Aurel Bacs, senior consultant with Phillips in association with Bacs & Russo, has a theory. Though his hypothesis is unproven, strong circumstantial evidence suggests that it explains the watch’s remarkable journey. Phillips has traced the watch from its manufacture in Geneva to a 1937 sale in Guillermin, a Parisian luxury store then located on Place Vendome, home of some of the world’s leading jewellers. From there, nobody knew how the watch ended up on the wrist of a Puyi in north-eastern China.

Playing historical Sherlock Holmes, Bacs pieced together a trail of purveyors of luxury goods in China and Southeast Asia. These businesses, including Sennet Frères, were interconnected by family marriages, and their reach stretched from Hong Kong to Paris.

‘Please consider that Guillermin was not only retailer with a shop at 20 Place Vendome, but also the sole importer of Patek Philippe into France,’ Bacs says. ‘This means that they were also supplying to other dealers, and likely to export firms like Sennet Frères.’

Sennet Frères is a 150-year-old Hong Kong watch and jewellery brand. Founded in Paris by Albert Weill in 1870, the firm was a major distributor of luxury watches and jewellery when he brought it to Hong Kong in the 1920s.

‘Puyi was a client of theirs and had 14-karat gold glasses retailed by Sennet Frères,’ Bacs says.

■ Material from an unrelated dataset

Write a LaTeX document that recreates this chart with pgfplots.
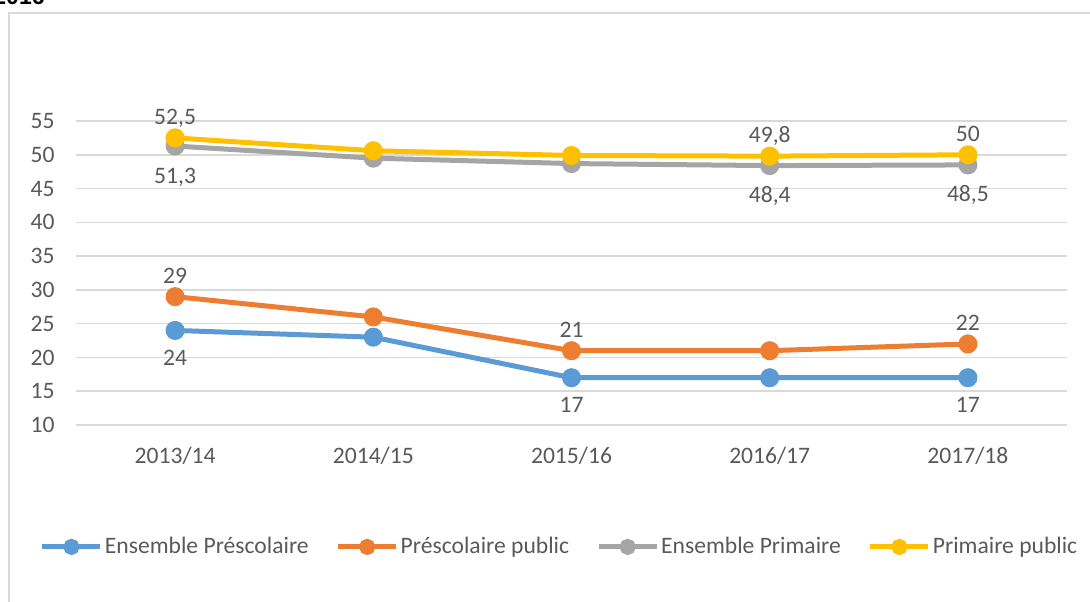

Puyi’s spectacles are displayed in a Sennet Frères case in the Palace Museum in Beijing. He took pride in his American Packard automobile, imported by Levy Frères, also called Levy Hermanos, since the business was anchored in the former Spanish colony of the Philippines. This firm was founded by a merchant family of Jewish refugees from Alsace-Loraine who were connected by marriage to Sennet Frères.

Levy Frères/Hermanos becomes an important link in Bacs’ detective story. ‘They were Patek Philippe retailers, too—in fact, their sole agents,’ he says.

Sennet Frères eventually took over the Levy Freres business in Hong Kong and opened branches in Shanghai and Tianjin. The latter city is where Puyi lived in the Japanese concession after fleeing Beijing in the 1920s.

‘Sennet Freres was still around in the 1970s and was my family’s jeweller,’ recalls Pansy Ku, Phillips’ International Business Development Director for Watches. ‘I remember going to their shop at the Mandarin Oriental Hotel and Marina House in Central. They were a French-Jewish family who had a watch and jewellery company and were the purveyor of fine jewellery and distributor for Patek Philippe and Cartier as well as clocks, etc. Evidence from the various luxury goods come together to suggest a path the watch followed in its journey east. The Packard automobile was ‘probably imported by the same company as his glasses, jewellery and Patek Philippe,’ Bacs says.